Given data:
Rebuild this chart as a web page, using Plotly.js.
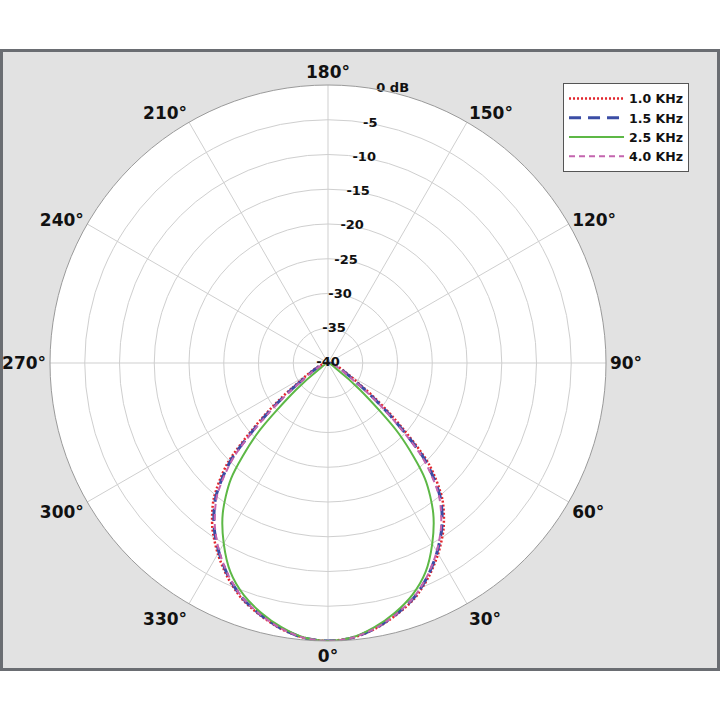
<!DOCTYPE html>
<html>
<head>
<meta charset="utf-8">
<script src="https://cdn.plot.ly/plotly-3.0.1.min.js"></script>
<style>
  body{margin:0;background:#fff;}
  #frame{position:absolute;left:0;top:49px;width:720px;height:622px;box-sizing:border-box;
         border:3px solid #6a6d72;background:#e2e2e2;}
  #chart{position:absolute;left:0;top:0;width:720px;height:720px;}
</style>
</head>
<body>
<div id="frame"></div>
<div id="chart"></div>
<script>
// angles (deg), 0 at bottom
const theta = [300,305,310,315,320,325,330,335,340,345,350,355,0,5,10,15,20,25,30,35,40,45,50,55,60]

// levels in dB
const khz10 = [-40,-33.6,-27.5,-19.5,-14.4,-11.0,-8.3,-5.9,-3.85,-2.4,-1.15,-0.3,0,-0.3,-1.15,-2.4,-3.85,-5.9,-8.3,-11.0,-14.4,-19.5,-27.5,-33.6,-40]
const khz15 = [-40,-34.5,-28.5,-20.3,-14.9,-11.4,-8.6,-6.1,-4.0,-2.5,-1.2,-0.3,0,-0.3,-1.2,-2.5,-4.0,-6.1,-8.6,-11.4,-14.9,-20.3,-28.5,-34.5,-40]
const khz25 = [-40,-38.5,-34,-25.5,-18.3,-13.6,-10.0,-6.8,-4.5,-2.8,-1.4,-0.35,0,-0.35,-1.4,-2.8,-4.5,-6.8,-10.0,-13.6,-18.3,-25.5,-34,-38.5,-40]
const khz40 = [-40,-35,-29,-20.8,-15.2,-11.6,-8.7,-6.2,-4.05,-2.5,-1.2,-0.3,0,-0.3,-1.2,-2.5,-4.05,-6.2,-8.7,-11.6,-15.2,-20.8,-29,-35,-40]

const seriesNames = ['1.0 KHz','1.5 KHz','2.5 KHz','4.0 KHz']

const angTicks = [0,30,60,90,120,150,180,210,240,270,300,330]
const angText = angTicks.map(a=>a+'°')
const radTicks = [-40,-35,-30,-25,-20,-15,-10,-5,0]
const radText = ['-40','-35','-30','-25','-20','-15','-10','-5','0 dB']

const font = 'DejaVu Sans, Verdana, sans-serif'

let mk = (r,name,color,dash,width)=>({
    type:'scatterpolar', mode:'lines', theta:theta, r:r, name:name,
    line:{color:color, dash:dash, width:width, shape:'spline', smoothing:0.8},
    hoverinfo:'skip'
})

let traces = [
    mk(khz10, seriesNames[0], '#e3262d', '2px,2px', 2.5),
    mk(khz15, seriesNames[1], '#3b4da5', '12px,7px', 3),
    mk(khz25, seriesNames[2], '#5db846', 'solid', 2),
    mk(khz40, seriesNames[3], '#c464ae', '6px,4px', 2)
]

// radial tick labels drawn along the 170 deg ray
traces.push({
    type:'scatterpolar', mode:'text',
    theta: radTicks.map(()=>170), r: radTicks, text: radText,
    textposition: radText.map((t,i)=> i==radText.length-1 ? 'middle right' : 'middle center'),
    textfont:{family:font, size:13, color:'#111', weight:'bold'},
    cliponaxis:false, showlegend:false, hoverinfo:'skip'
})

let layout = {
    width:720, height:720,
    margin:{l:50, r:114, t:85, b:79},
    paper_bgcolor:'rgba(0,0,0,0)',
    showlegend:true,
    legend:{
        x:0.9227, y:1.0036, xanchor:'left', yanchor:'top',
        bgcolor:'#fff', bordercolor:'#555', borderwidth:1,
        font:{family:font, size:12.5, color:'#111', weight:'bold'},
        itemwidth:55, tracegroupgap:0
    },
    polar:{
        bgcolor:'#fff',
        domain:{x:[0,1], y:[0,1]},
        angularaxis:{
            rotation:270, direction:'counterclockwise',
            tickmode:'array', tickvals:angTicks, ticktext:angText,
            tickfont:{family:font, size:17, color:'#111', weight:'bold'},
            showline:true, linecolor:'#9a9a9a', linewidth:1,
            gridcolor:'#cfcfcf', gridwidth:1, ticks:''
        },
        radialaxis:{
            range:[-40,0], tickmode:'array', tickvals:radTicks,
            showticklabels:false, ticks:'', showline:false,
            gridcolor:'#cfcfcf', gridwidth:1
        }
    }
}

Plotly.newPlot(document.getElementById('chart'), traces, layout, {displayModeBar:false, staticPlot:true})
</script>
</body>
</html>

Task directions: Give again, word for word, every line from the top of the data above to the line holding "radText = ['-40','-35','-30','-25','-20','-15','-10','-5','0", inclusive, with the pictures left out.

Response to this task:
Rebuild this chart as a web page, using Plotly.js.
<!DOCTYPE html>
<html>
<head>
<meta charset="utf-8">
<script src="https://cdn.plot.ly/plotly-3.0.1.min.js"></script>
<style>
  body{margin:0;background:#fff;}
  #frame{position:absolute;left:0;top:49px;width:720px;height:622px;box-sizing:border-box;
         border:3px solid #6a6d72;background:#e2e2e2;}
  #chart{position:absolute;left:0;top:0;width:720px;height:720px;}
</style>
</head>
<body>
<div id="frame"></div>
<div id="chart"></div>
<script>
// angles (deg), 0 at bottom
const theta = [300,305,310,315,320,325,330,335,340,345,350,355,0,5,10,15,20,25,30,35,40,45,50,55,60]

// levels in dB
const khz10 = [-40,-33.6,-27.5,-19.5,-14.4,-11.0,-8.3,-5.9,-3.85,-2.4,-1.15,-0.3,0,-0.3,-1.15,-2.4,-3.85,-5.9,-8.3,-11.0,-14.4,-19.5,-27.5,-33.6,-40]
const khz15 = [-40,-34.5,-28.5,-20.3,-14.9,-11.4,-8.6,-6.1,-4.0,-2.5,-1.2,-0.3,0,-0.3,-1.2,-2.5,-4.0,-6.1,-8.6,-11.4,-14.9,-20.3,-28.5,-34.5,-40]
const khz25 = [-40,-38.5,-34,-25.5,-18.3,-13.6,-10.0,-6.8,-4.5,-2.8,-1.4,-0.35,0,-0.35,-1.4,-2.8,-4.5,-6.8,-10.0,-13.6,-18.3,-25.5,-34,-38.5,-40]
const khz40 = [-40,-35,-29,-20.8,-15.2,-11.6,-8.7,-6.2,-4.05,-2.5,-1.2,-0.3,0,-0.3,-1.2,-2.5,-4.05,-6.2,-8.7,-11.6,-15.2,-20.8,-29,-35,-40]

const seriesNames = ['1.0 KHz','1.5 KHz','2.5 KHz','4.0 KHz']

const angTicks = [0,30,60,90,120,150,180,210,240,270,300,330]
const angText = angTicks.map(a=>a+'°')
const radTicks = [-40,-35,-30,-25,-20,-15,-10,-5,0]
const radText = ['-40','-35','-30','-25','-20','-15','-10','-5','0 dB']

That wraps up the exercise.